In addition to the reduced clarity, the iterator template also lays a trap for the unwary, as in typical usage it will be a dependent base class, which means it will not be looking into during name lookup from within the class or its member functions. This leads to surprised users trying to understand why the following simple usage does not work:
#include <iterator>
template <typename T>
struct MyIterator : std::iterator<std::random_access_iterator_tag, T> {
value_type data; // Error: value_type is not found by name lookup
// ... implementations details elided ...
};
The reason of clarity alone was sufficient to persuade the LWG to update the standard library specification to no longer mandate the standard iterator adapators as deriving from std::iterator, so there is no further use of this template within the standard itself. Therefore, it looks like a strong candidate for deprecation.
You can also see STL's reasoning in LWG 2438. (h/t T.C.)
As for some other way of doing it, not really. You could basically implement your own version of std::iterator (which isn't too hard) or manually write out all of those typedefs (which isn't too hard either, and I actually prefer it for clarity).
As Barry states, the working group has decided that explicitly declaring the types in the class is more readable and leads to less surprises than inheriting from std::iterator.

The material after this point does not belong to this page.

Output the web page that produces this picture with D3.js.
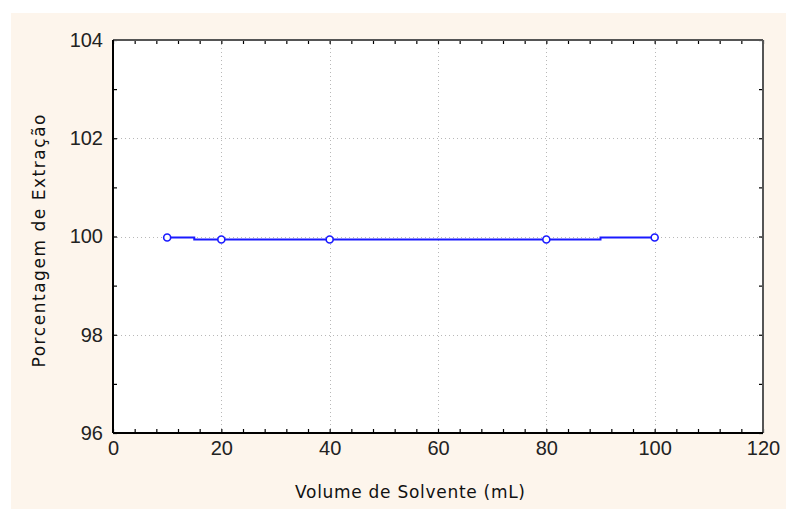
<!DOCTYPE html>
<html>
<head>
<meta charset="utf-8">
<script src="https://cdn.jsdelivr.net/npm/d3@7"></script>
<style>
  body { margin: 0; background: #ffffff; }
  .tick text { font-family: "Liberation Sans", Arial, sans-serif; font-size: 20px; fill: #222; }
  .axisText { font-family: "DejaVu Sans", sans-serif; font-size: 17px; fill: #111; }
</style>
</head>
<body>
<div id="chart"></div>
<script>
var svgWidth = 786;
var svgHeight = 509;

var margin = { top: 40, right: 23, bottom: 76, left: 113 };
var width = svgWidth - margin.left - margin.right;
var height = svgHeight - margin.top - margin.bottom;

// data
var volumes = [10, 20, 40, 80, 100];
var extraction = [99.98, 99.94, 99.94, 99.94, 99.98];
var xTicks = [0, 20, 40, 60, 80, 100, 120];
var yTicks = [96, 98, 100, 102, 104];

var svg = d3.select("#chart")
  .append("svg")
  .attr("width", svgWidth)
  .attr("height", svgHeight);

// cream panel behind everything
svg.append("rect")
  .attr("x", 11)
  .attr("y", 13)
  .attr("width", svgWidth - 11)
  .attr("height", svgHeight - 13)
  .attr("fill", "#fdf5ec");

var chartGroup = svg.append("g")
  .attr("transform", `translate(${margin.left}, ${margin.top})`);

chartGroup.append("rect")
  .attr("width", width)
  .attr("height", height)
  .attr("fill", "#ffffff");

var xLinearScale = d3.scaleLinear().domain([0, 120]).range([0, width]);
var yLinearScale = d3.scaleLinear().domain([96, 104]).range([height, 0]);

// dotted grid at the inner major ticks
chartGroup.selectAll(".vgrid")
  .data(xTicks.slice(1, -1))
  .enter()
  .append("line")
  .attr("x1", d => Math.round(xLinearScale(d)) + 0.5)
  .attr("x2", d => Math.round(xLinearScale(d)) + 0.5)
  .attr("y1", 0)
  .attr("y2", height)
  .attr("stroke", "#b8b8b8")
  .attr("stroke-dasharray", "1,3");

chartGroup.selectAll(".hgrid")
  .data(yTicks.slice(1, -1))
  .enter()
  .append("line")
  .attr("x1", 0)
  .attr("x2", width)
  .attr("y1", d => Math.round(yLinearScale(d)) + 0.5)
  .attr("y2", d => Math.round(yLinearScale(d)) + 0.5)
  .attr("stroke", "#b8b8b8")
  .attr("stroke-dasharray", "1,3");

// minor ticks, all pointing inward
var xMinor = d3.range(0, 121, 4);
var yMinor = d3.range(96, 104.01, 1);

function styleAxis(g) {
  g.select(".domain").remove();
  g.selectAll(".tick line").attr("stroke", "#000").attr("stroke-width", 1.2);
}

chartGroup.append("g")
  .attr("transform", `translate(0, ${height})`)
  .call(d3.axisBottom(xLinearScale).tickValues(xMinor).tickSize(-4).tickFormat(""))
  .call(styleAxis);
chartGroup.append("g")
  .call(d3.axisTop(xLinearScale).tickValues(xMinor).tickSize(-4).tickFormat(""))
  .call(styleAxis);
chartGroup.append("g")
  .call(d3.axisLeft(yLinearScale).tickValues(yMinor).tickSize(-4).tickFormat(""))
  .call(styleAxis);
chartGroup.append("g")
  .attr("transform", `translate(${width}, 0)`)
  .call(d3.axisRight(yLinearScale).tickValues(yMinor).tickSize(-4).tickFormat(""))
  .call(styleAxis);

// labelled axes
var bottomAxis = d3.axisBottom(xLinearScale).tickValues(xTicks).tickSize(0).tickPadding(8);
var leftAxis = d3.axisLeft(yLinearScale).tickValues(yTicks).tickSize(0).tickPadding(10);

chartGroup.append("g")
  .attr("transform", `translate(0, ${height})`)
  .call(bottomAxis)
  .call(g => g.select(".domain").remove());

chartGroup.append("g")
  .call(leftAxis)
  .call(g => g.select(".domain").remove());

// frame: black on left/bottom, grey on top/right
chartGroup.append("line").attr("x1", width).attr("x2", width).attr("y1", 0).attr("y2", height)
  .attr("stroke", "#555").attr("stroke-width", 2);
chartGroup.append("line").attr("x1", 0).attr("x2", width).attr("y1", 0).attr("y2", 0)
  .attr("stroke", "#555").attr("stroke-width", 2);
chartGroup.append("line").attr("x1", 0).attr("x2", 0).attr("y1", 0).attr("y2", height)
  .attr("stroke", "#000").attr("stroke-width", 2);
chartGroup.append("line").attr("x1", 0).attr("x2", width).attr("y1", height).attr("y2", height)
  .attr("stroke", "#000").attr("stroke-width", 2);

// step line with marker circles
var points = volumes.map((v, i) => ({ x: v, y: extraction[i] }));

var stepLine = d3.line()
  .x(d => xLinearScale(d.x))
  .y(d => yLinearScale(d.y))
  .curve(d3.curveStep);

chartGroup.append("path")
  .datum(points)
  .attr("d", stepLine)
  .attr("fill", "none")
  .attr("stroke", "#1a1aff")
  .attr("stroke-width", 2);

chartGroup.selectAll("circle")
  .data(points)
  .enter()
  .append("circle")
  .attr("cx", d => xLinearScale(d.x))
  .attr("cy", d => yLinearScale(d.y))
  .attr("r", 3.5)
  .attr("fill", "#fff")
  .attr("stroke", "#1a1aff")
  .attr("stroke-width", 1.6);

// axis titles
chartGroup.append("text")
  .attr("class", "axisText")
  .attr("text-anchor", "middle")
  .attr("x", 410 - margin.left)
  .attr("y", 498 - margin.top)
  .attr("textLength", 230)
  .attr("lengthAdjust", "spacing")
  .text("Volume de Solvente (mL)");

chartGroup.append("text")
  .attr("class", "axisText")
  .attr("text-anchor", "middle")
  .attr("transform", `translate(${45 - margin.left}, ${241 - margin.top}) rotate(-90)`)
  .attr("textLength", 253)
  .attr("lengthAdjust", "spacing")
  .text("Porcentagem de Extração");
</script>
</body>
</html>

It's not too hard, though, to convert to the explicit types (below example taken from www.fluentcpp.com here). Given a class that was declared like so:
class MyIterator
: public std::iterator<std::forward_iterator_tag, int, int, int*, int&>
{
...
The class without std::iterator becomes:
class MyIterator
{
public:
using iterator_category = std::forward_iterator_tag;
using value_type = int;
using difference_type = int;
using pointer = int*;
using reference = int&;
// ...